** Start RECORDS PROVIDED **
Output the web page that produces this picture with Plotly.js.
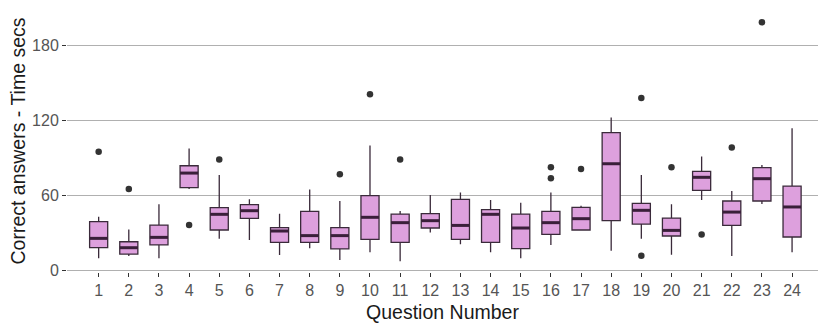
<!DOCTYPE html>
<html>
<head>
<meta charset="utf-8">
<script src="https://cdn.plot.ly/plotly-3.0.1.min.js"></script>
<style>
  html, body { margin: 0; padding: 0; background: #fff; }
  #chart { width: 830px; height: 334px; }
</style>
</head>
<body>
<div id="chart"></div>
<script>
// question numbers and box stats (seconds)
var questions = [1, 2, 3, 4, 5, 6, 7, 8, 9, 10, 11, 12, 13, 14, 15, 16, 17, 18, 19, 20, 21, 22, 23, 24];
var lowerWhisker = [9.4, 11.2, 9.4, 65, 25.1, 24.1, 12, 17.4, 8, 14.2, 7, 30.2, 20.6, 14.2, 9.4, 20.1, 32.1, 15.5, 25.1, 12.3, 56.2, 11.2, 53, 14.2];
var q1Values = [17.9, 12.8, 20.1, 66.1, 32.1, 41.5, 22.2, 22.2, 16.9, 24.6, 22.2, 33.7, 24.6, 22.2, 17.1, 28.6, 32.1, 39.6, 36.9, 27.3, 63.9, 35.8, 55.4, 26.5];
var medianValues = [25.4, 17.9, 26.2, 77.8, 44.7, 47.6, 31.3, 27.6, 27.6, 42.3, 38, 39.6, 35.8, 44.7, 33.7, 38, 41.2, 85.3, 47.9, 31.8, 74.4, 46.5, 73.3, 50.6];
var q3Values = [38.8, 22.7, 36.1, 83.7, 50, 52.4, 34, 47.1, 34, 59.7, 44.9, 45.2, 56.7, 48.4, 44.9, 47.1, 50.3, 110.2, 53.5, 41.7, 79.2, 55.4, 82.1, 67.4];
var upperWhisker = [42.8, 32.6, 52.7, 97.6, 76.2, 56.7, 45.2, 64.7, 55.4, 100, 47.4, 60.2, 62.3, 56.2, 54, 62.3, 51.6, 122.5, 76.2, 52.7, 91.2, 63.4, 84.3, 113.7];

// outliers
var outlierQuestion = [1, 2, 4, 5, 9, 10, 11, 16, 16, 17, 19, 19, 20, 21, 22, 23];
var outlierTime = [95, 65, 36.1, 88.8, 76.8, 141, 88.8, 82.4, 73.6, 81, 138, 11.5, 82.4, 28.6, 98.4, 198.8];

var boxWidth = 0.6;
var fillColor = '#DDA0DD';
var edgeColor = '#3a2a3a';

var boxTrace = {
    type: 'box',
    x: questions,
    q1: q1Values,
    median: medianValues,
    q3: q3Values,
    lowerfence: lowerWhisker,
    upperfence: upperWhisker,
    width: boxWidth,
    whiskerwidth: 0,
    boxpoints: false,
    fillcolor: fillColor,
    line: { color: edgeColor, width: 1.3 },
    hoverinfo: 'skip',
    showlegend: false
};

// thicker median bars like ggplot's fatten
var medX = [], medY = [];
questions.forEach(function (q, i) {
    medX.push(q - boxWidth / 2, q + boxWidth / 2, null);
    medY.push(medianValues[i], medianValues[i], null);
});
var medianTrace = {
    type: 'scatter',
    mode: 'lines',
    x: medX,
    y: medY,
    line: { color: '#3a1f3a', width: 3 },
    hoverinfo: 'skip',
    showlegend: false
};

var outlierTrace = {
    type: 'scatter',
    mode: 'markers',
    x: outlierQuestion,
    y: outlierTime,
    marker: { color: '#333333', size: 6.5 },
    hoverinfo: 'skip',
    showlegend: false
};

// small white breaks in the horizontal grid at each question
var gapShapes = questions.map(function (q) {
    return {
        type: 'line', xref: 'x', yref: 'paper', layer: 'between',
        x0: q, x1: q, y0: 0, y1: 1,
        line: { color: '#ffffff', width: 2 }
    };
});

var layout = {
    width: 830,
    height: 334,
    margin: { l: 67, r: 12, t: 10, b: 62 },
    paper_bgcolor: '#ffffff',
    plot_bgcolor: '#ffffff',
    font: { family: 'Liberation Sans, Arial, sans-serif', color: '#1a1a1a' },
    shapes: gapShapes,
    xaxis: {
        range: [-0.05, 24.86],
        tickmode: 'array',
        tickvals: questions,
        ticktext: questions.map(String),
        ticks: 'outside',
        ticklen: 4,
        tickwidth: 1,
        tickcolor: '#333333',
        tickfont: { size: 16, color: '#555555' },
        showgrid: false,
        zeroline: false,
        showline: false,
        title: { text: 'Question Number', font: { size: 19.5, color: '#1a1a1a' }, standoff: 7 }
    },
    yaxis: {
        range: [-1.6, 208.7],
        tickvals: [0, 60, 120, 180],
        ticks: 'outside',
        ticklen: 4,
        tickwidth: 1,
        tickcolor: '#333333',
        tickfont: { size: 16, color: '#555555' },
        showgrid: true,
        gridcolor: '#b0b0b0',
        gridwidth: 1,
        zeroline: false,
        showline: false,
        title: { text: 'Correct answers - Time secs', font: { size: 19.5, color: '#1a1a1a' }, standoff: 1 }
    }
};

Plotly.newPlot('chart', [boxTrace, medianTrace, outlierTrace], layout, { staticPlot: true, displayModeBar: false });
</script>
</body>
</html>
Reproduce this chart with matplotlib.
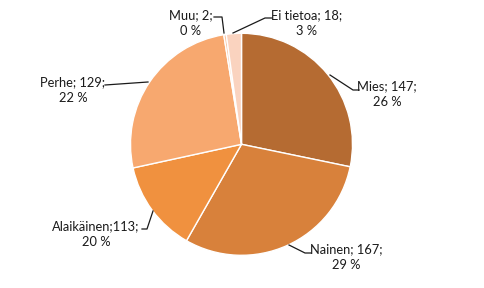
import matplotlib
matplotlib.use("Agg")
import matplotlib.pyplot as plt

categories = ["Mies", "Nainen", "Alaikäinen", "Perhe", "Muu", "Ei tietoa"]
counts = [147, 167, 113, 129, 2, 18]
percent_labels = ["26 %", "29 %", "20 %", "22 %", "0 %", "3 %"]
# slice sizes as drawn in the picture (degrees of arc)
slice_sizes = [101.7, 108.0, 48.0, 93.1, 1.3, 7.9]
colors = ["#B56B32", "#D8813B", "#F0913F", "#F7A86F", "#F8C3A0", "#FAD3BF"]

W, H = 485, 288
fig = plt.figure(figsize=(W / 100, H / 100), dpi=100)
ax = fig.add_axes([0, 0, 1, 1])
ax.set_xlim(0, W)
ax.set_ylim(0, H)
ax.set_aspect("equal")
ax.axis("off")

cx, cy, r = 241.5, H - 144.3, 111
ax.pie(slice_sizes, colors=colors, startangle=90, counterclock=False,
       center=(cx, cy), radius=r, frame=True,
       wedgeprops=dict(edgecolor="white", linewidth=1.0))
ax.set_xlim(0, W)
ax.set_ylim(0, H)
ax.axis("off")

font = "Lato"
fs = 9.3

# label layout: (text center x, first line y) in pixel coords, leader points
label_pos = {
    "Mies": (387, 86, "center", [(359, 90), (353, 90), (330, 75)]),
    "Nainen": (346, 249, "center", [(311, 253), (305, 253), (289, 245)]),
    "Alaikäinen": (96, 226, "center", [(142, 229), (147, 229), (153, 211)]),
    "Perhe": (73, 82, "center", [(105, 85), (148, 82)]),
    "Muu": (191, 15, "center", [(214, 17), (222, 17), (224, 33)]),
    "Ei tietoa": (307, 15, "center", [(272, 18), (265, 18), (233, 33)]),
}

for cat, cnt, pct in zip(categories, counts, percent_labels):
    x, y, ha, pts = label_pos[cat]
    sep = ";" if cat == "Alaikäinen" else "; "
    ax.text(x, H - y, f"{cat}{sep}{cnt};", ha=ha, va="center",
            fontsize=fs, family=font, color="#1a1a1a")
    ax.text(x, H - y - 16, pct, ha=ha, va="center",
            fontsize=fs, family=font, color="#1a1a1a")
    ax.plot([p[0] for p in pts], [H - p[1] for p in pts],
            color="#1a1a1a", linewidth=0.9)

fig.savefig("out.png", dpi=100, facecolor="white")
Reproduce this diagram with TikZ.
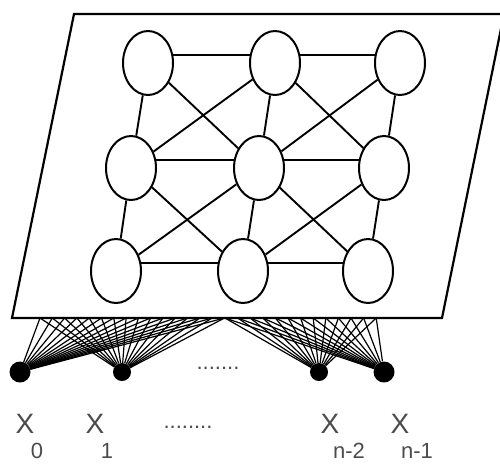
** End RECORDS PROVIDED **
» **PROBLEM REQUIREMENTS**
Count how many lines above carry the word "chart". Only the number is required.

» **FULL RESPONSE**
4